I love playing me some monster races, but it's best to stick to such things in a party where everyone else is playing a wemic, centaur, giff, xixchil, thri-kreen, lizardfolk, goblin, gnoll, daelkyr half-blood, half-ogre, full ogre or half-ogre-magi, etc. and not be the spanner in the works that derails everyone elses fun to deal with his presence having incited another riot, or him not being able to go out in daylight or whatever.


I ran and played in fairly large events, so we had new players about every session. Given the different nature of games that probably saw up to 30 players at a time, there was more emphasis on plotting against each other than in tabletop games, but we still didn't want a game where players went on murderous rampages. We tried pretty hard to make long-running plots that engaged the community at large or individual groups as necessary.

Still, with all of the unusual character requests we had to write down a rule that we would not approve Sabbat infiltrators, and we still got requests to play them anyway. People begging to play bloodlines; Sabbat Tremere; free Gargoyles; werewolves; werewolf-vampire abominations; or access to forbidden Paths of Thaumaturgy. Every single session. Often between sessions.

These were the same players that wanted to put points in Demolitions or buy enough Lore to know how to diablerize. I don't think a lot of us ever really quite saw eye to eye on what level of 'building a new character to kill swaths of other PCs' was acceptable.
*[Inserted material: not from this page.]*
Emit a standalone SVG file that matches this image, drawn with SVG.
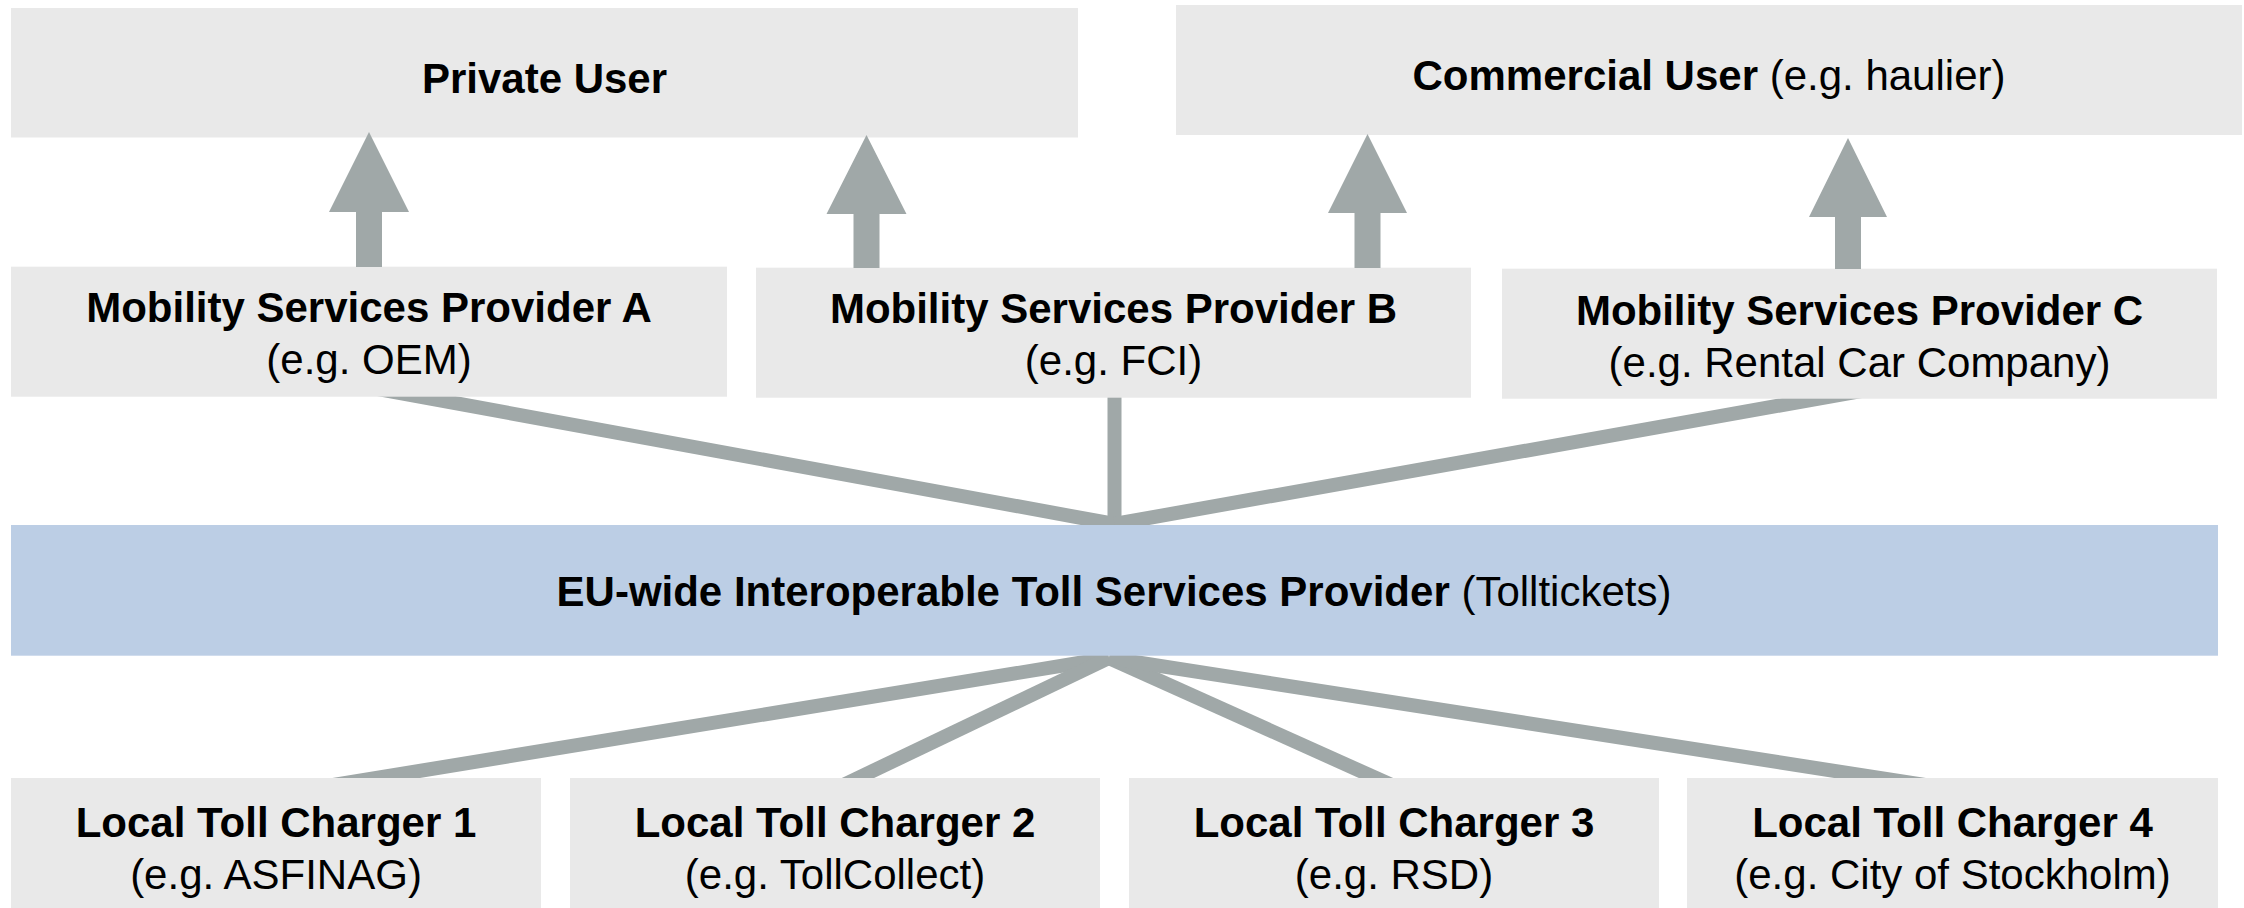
<svg xmlns="http://www.w3.org/2000/svg" width="2244" height="908" viewBox="0 0 2244 908">
<style>
.box{fill:#E9E9E9}
.eu{fill:#BCCEE5}
.t{font-family:"Liberation Sans",Arial,sans-serif;font-size:42px;fill:#000;text-anchor:middle}
.b{font-weight:bold}
.ln{stroke:#A0A8A8;stroke-width:14;fill:none}
.ar{fill:#A0A8A8}
</style>
<rect width="2244" height="908" fill="#fff"/>
<g id="connectors">
<line class="ln" x1="329" y1="380" x2="1114.5" y2="524"/>
<line class="ln" x1="1114.5" y1="390" x2="1114.5" y2="526"/>
<line class="ln" x1="1922.6" y1="380" x2="1114.5" y2="524"/>
<line class="ln" x1="1109" y1="658" x2="272.2" y2="795"/>
<line class="ln" x1="1109" y1="658" x2="822.4" y2="795"/>
<line class="ln" x1="1109" y1="658" x2="1413.8" y2="795"/>
<line class="ln" x1="1109" y1="658" x2="1989.3" y2="795"/>
</g>
<g id="private-user">
<rect class="box" x="11" y="8" width="1067" height="129.5"/>
<text class="t b" x="544.5" y="92.7">Private User</text>
</g>
<g id="commercial-user">
<rect class="box" x="1176" y="5" width="1066" height="130"/>
<text class="t" x="1709" y="90"><tspan class="b">Commercial User</tspan> (e.g. haulier)</text>
</g>
<g id="msp-a">
<rect class="box" x="11" y="266.7" width="716" height="130"/>
<text class="t b" x="369" y="322">Mobility Services Provider A</text>
<text class="t" x="369" y="374">(e.g. OEM)</text>
</g>
<g id="msp-b">
<rect class="box" x="756" y="267.7" width="715" height="130"/>
<text class="t b" x="1113.5" y="323">Mobility Services Provider B</text>
<text class="t" x="1113.5" y="375">(e.g. FCI)</text>
</g>
<g id="msp-c">
<rect class="box" x="1502" y="268.7" width="715" height="130"/>
<text class="t b" x="1859.5" y="324.5">Mobility Services Provider C</text>
<text class="t" x="1859.5" y="376.5">(e.g. Rental Car Company)</text>
</g>
<g id="arrows">
<path class="ar" d="M356,267 L356,212 L329,212 L369,132 L409,212 L382,212 L382,267 Z"/>
<path class="ar" d="M853.5,268 L853.5,214 L826.5,214 L866.5,135 L906.5,214 L879.5,214 L879.5,268 Z"/>
<path class="ar" d="M1354.5,268 L1354.5,213 L1328,213 L1367.5,134 L1407,213 L1380.5,213 L1380.5,268 Z"/>
<path class="ar" d="M1835,269 L1835,217 L1809,217 L1848,138 L1887,217 L1861,217 L1861,269 Z"/>
</g>
<g id="eu-provider">
<rect class="eu" x="11" y="525" width="2207" height="130.7"/>
<text class="t" x="1114" y="606"><tspan class="b">EU-wide Interoperable Toll Services Provider</tspan> (Tolltickets)</text>
</g>
<g id="local-1">
<rect class="box" x="11" y="778" width="530" height="130"/>
<text class="t b" x="276" y="836.7">Local Toll Charger 1</text>
<text class="t" x="276" y="889">(e.g. ASFINAG)</text>
</g>
<g id="local-2">
<rect class="box" x="570" y="778" width="530" height="130"/>
<text class="t b" x="835" y="836.7">Local Toll Charger 2</text>
<text class="t" x="835" y="889">(e.g. TollCollect)</text>
</g>
<g id="local-3">
<rect class="box" x="1129" y="778" width="530" height="130"/>
<text class="t b" x="1394" y="836.7">Local Toll Charger 3</text>
<text class="t" x="1394" y="889">(e.g. RSD)</text>
</g>
<g id="local-4">
<rect class="box" x="1687" y="778" width="531" height="130"/>
<text class="t b" x="1952.5" y="836.7">Local Toll Charger 4</text>
<text class="t" x="1952.5" y="889">(e.g. City of Stockholm)</text>
</g>
</svg>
Rollerskating uphill. I like that.


Try this fan-made thing that interprets 'NPC' races as Class Levels.

Bestiary Levels


CCCXLII wrote:

Try this fan-made thing that interprets 'NPC' races as Class Levels.

Bestiary Levels

Hero Lab does the same thing as this document and spans the abilities over a span of levels, the brownie stats are very similar. I suppose some of the super crazy stuff could be problematic, but restricting it to a certain CR or lower and using it over a period of time like this doc presents seems like it should make many cases doable.